O ex-primeiro-ministro escocês Alex Salmond foi acusado de tentar violar mulheres na sua residência oficial e irá a julgamento em 2020, decidiu esta quinta-feira um tribunal de Edimburgo. O antigo líder do Partido Nacional Escocês (SNP, hoje no governo regional e liderado por Nicola Sturgeon) enfrenta 14 acusações que vão de agressão sexual a comportamento indecente. As alegações são apresentadas por dez mulheres e dizem respeito a um período que vai de junho de 2008 a novembro de 2014, quando Salmond chefiava o executivo escocês. Nove das 14 ocorrências terão acontecido em Bute House, a residência oficial – onde teria tentado forçar uma mulher a ter relações sexuais, impedindo fisicamente a sua saída do local –, ao passo que outras dizem respeito ao castelo de Stirling e a um restaurante em Glasgow. O político terá beijado uma mulher na boca e tocado nas suas nádegas e peito e tentado beijar os pés de outra. Salmond diz-se inocente e reserva explicações para o julgamento.

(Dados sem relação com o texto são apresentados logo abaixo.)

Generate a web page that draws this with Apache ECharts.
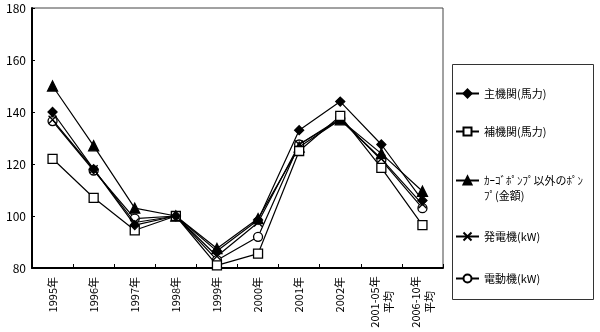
<!DOCTYPE html>
<html>
<head>
<meta charset="utf-8">
<script src="https://cdn.jsdelivr.net/npm/echarts@6/dist/echarts.min.js"></script>
<style>
  html, body { margin: 0; padding: 0; background: #fff; }
  #chart { width: 600px; height: 332px; }
</style>
</head>
<body>
<div id="chart"></div>
<script>
// Category labels (two-line labels use the "t" rich style so both lines centre)
const categories = ['1995年', '1996年', '1997年', '1998年', '1999年', '2000年', '2001年', '2002年', '2001-05年\n平均', '2006-10年\n平均'];

// Index values, 1998 = 100
const mainEngine = [140, 118, 96.5, 100, 86.5, 98.5, 133, 144, 127.5, 106];
const auxEngine  = [122, 107, 94.5, 100, 81, 85.5, 125, 138.5, 118.5, 96.5];
const pumps      = [150, 127, 103, 100, 87.5, 99, 126.5, 137, 124, 109.5];
const generator  = [137, 118, 97.5, 100, 84.5, 97.5, 127.5, 137, 122, 104.5];
const motor      = [136.5, 117.5, 99, 100, 83, 92, 127.5, 137.5, 121.5, 103];

const seriesNames = ['主機関(馬力)', '補機関(馬力)', 'ｶｰｺﾞﾎﾟﾝﾌﾟ以外のﾎﾟﾝ\nﾌﾟ(金額)', '発電機(kW)', '電動機(kW)'];

const yMin = 80, yMax = 180, yStep = 20;

const FONT = '"Noto Sans CJK JP", "Noto Sans", sans-serif';
const crossPath = 'path://M0,0L10,10M10,0L0,10';

const styles = [
  { symbol: 'diamond', symbolSize: 9, fill: '#000' },
  { symbol: 'rect', symbolSize: 9, fill: '#fff' },
  { symbol: 'triangle', symbolSize: 10, fill: '#000' },
  { symbol: crossPath, symbolSize: 8, fill: 'none' },
  { symbol: 'circle', symbolSize: 9, fill: '#fff' }
];
const values = [mainEngine, auxEngine, pumps, generator, motor];

const series = values.map((data, i) => ({
  name: seriesNames[i],
  type: 'line',
  data: data,
  symbol: styles[i].symbol,
  symbolSize: styles[i].symbolSize,
  showAllSymbol: true,
  z: 10 - i,
  lineStyle: { color: '#000', width: 1.2 },
  itemStyle: { color: styles[i].fill, borderColor: '#000', borderWidth: 1.3 },
  emphasis: { disabled: true },
  animation: false
}));

// One legend block per item so the wrapped name keeps its own spacing;
// the wrapped name gets an empty leading line so its icon sits on the first text line
const legendTops = [81, 119, 153, 224, 266];
const legends = seriesNames.map((n, i) => ({
  data: [n],
  left: 450,
  top: legendTops[i],
  orient: 'vertical',
  itemWidth: 23,
  itemHeight: 10,
  itemGap: 4,
  selectedMode: false,
  formatter: name => name.indexOf('\n') >= 0 ? '\n' + name : name,
  textStyle: { fontFamily: FONT, fontSize: 11, color: '#000', lineHeight: 15 }
}));

const chart = echarts.init(document.getElementById('chart'), null, { renderer: 'canvas' });
chart.setOption({
  animation: false,
  backgroundColor: '#fff',
  grid: {
    left: 32, top: 8, right: 157, bottom: 64,
    show: true, borderColor: '#444', borderWidth: 1, backgroundColor: 'transparent'
  },
  legend: legends,
  graphic: [{
    type: 'rect',
    shape: { x: 452.5, y: 64.5, width: 141, height: 235 },
    style: { fill: 'none', stroke: '#333', lineWidth: 1 },
    silent: true
  }],
  xAxis: {
    type: 'category',
    data: categories,
    boundaryGap: true,
    axisLine: { lineStyle: { color: '#000', width: 2 } },
    axisTick: { show: true, inside: true, length: 4, alignWithLabel: false, lineStyle: { color: '#000' } },
    axisLabel: {
      rotate: 90,
      interval: 0,
      margin: 9,
      fontFamily: FONT,
      fontSize: 11,
      color: '#000',
      lineHeight: 14,
      formatter: v => v.indexOf('\n') >= 0 ? v.split('\n').map(s => '{t|' + s + '}').join('\n') : v,
      rich: { t: { width: 50, align: 'center', fontFamily: FONT, fontSize: 11, color: '#000', lineHeight: 14 } }
    },
    splitLine: { show: false }
  },
  yAxis: {
    type: 'value',
    min: yMin, max: yMax, interval: yStep,
    axisLine: { show: true, lineStyle: { color: '#000', width: 2 } },
    axisTick: { show: true, inside: true, length: 3, lineStyle: { color: '#000' } },
    axisLabel: { fontFamily: FONT, fontSize: 12, color: '#000', margin: 6 },
    splitLine: { show: false }
  },
  series: series
});
</script>
</body>
</html>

Há meses refutou “absolutamente” qualquer conduta imprópria e já ganhou uma ação cível relativa a este assunto, embora por motivos processuais e não de substância, o que obrigou o erário público escocês a pagar 500 mil libras (583 mil euros) de custas judiciais. Esta quinta-feira a primeira-ministra Sturgeon, que sucedeu ao seu mentor político Salmond à frente do SNP, não quis comentar um caso que está a decorrer, pedindo apenas “que se faça justiça”. Salmond, casado e com 64 anos, liderou o partido um total de 20 anos, em dois períodos, e o governo regional entre 2007 e 2014. Demitiu-se quando os escoceses rejeitaram em referendo a sua proposta de independência. Ainda foi deputado no Parlamento britânico mas perdeu o assento nas eleições de 2015. Presentemente apresenta um programa de debates no canal russo RT.

NAFTALINA ELEITORAL

Houve um tempo em que ser dono de uma panela era condição para votar no Reino Unido. Criado e 1265, o Parlamento (na altura inglês, hoje britânico) começou por não ter um sistema eleitoral fixo. A escolha dos representantes de cada localidade ou condado variava muito: de eleições abertas a votação restrita a latifundiários ou mesmo escolha pela autarquia local, havia de tudo. No século XIX, um dos critérios para dar o direito de voto a alguém era possuir uma grande panela. Tal era visto como indício de que o cidadão possuía uma lareira suficientemente grande para cozinhar, o que significava que era um dono de casa e chefe de família responsável. O direito de voto era visto como uma recompensa pelo contributo de alguém para a comunidade, de tal forma que os licenciados até tinham direito a votar duas vezes: até 1948 as universidades britânicas tinham o seu próprio contingente de deputados, escolhidos por sufrágio pelos respetivos alunos.

SONDAGEM DO DIA

A novidade de hoje não é o avanço que os conservadores levam sobre os trabalhistas (44%-28%, diz o instituto Ipsos Mori, numa sondagem para o vespertino “Evening Standard”, que dá ainda 16% aos liberais e um empate a 3% entre os Verdes e o Partido do Brexit). Mais revelador do estado de coisas é o dado sobre a certeza que os eleitores têm de que a sua opção não vai mudar até 12 de dezembro, dia da ida às urnas. Do total de inquiridos, 59% dizem estar seguros. Entre os que escolhem o Partido Conservador, 71% prometem não vacilar; dos que dizem apoiar o Partido Trabalhista só 54% garantem não alterar o sentido de voto; quanto aos votantes dos Liberais Democratas, só 40% consideram a sua decisão definitiva.

SAÍDO DO MANIFESTO

Se permanecer no poder após as eleições legislativas, o Partido Conservador vai aumentar para o dobro as penas por agressão a agentes da polícia, prometeu esta quinta-feira a ministra do Interior. Priti Patel foi aplaudida ao anunciar a medida na festa do centenário da Federação Policial de Inglaterra e País de Gales, conta o diário “The Daily Telegraph”. Há pouco mais de um ano a pena de prisão máxima foi prolongada de seis para doze meses, graças a uma proposta de lei do deputado conservador Chris Bryant, que mereceu o apoio do então Governo de Theresa May. Patel garante que vai esticar esse prazo máximo para 24 meses de cadeia, para “fazer com que os bandidos que atacam polícias pensem duas vezes”.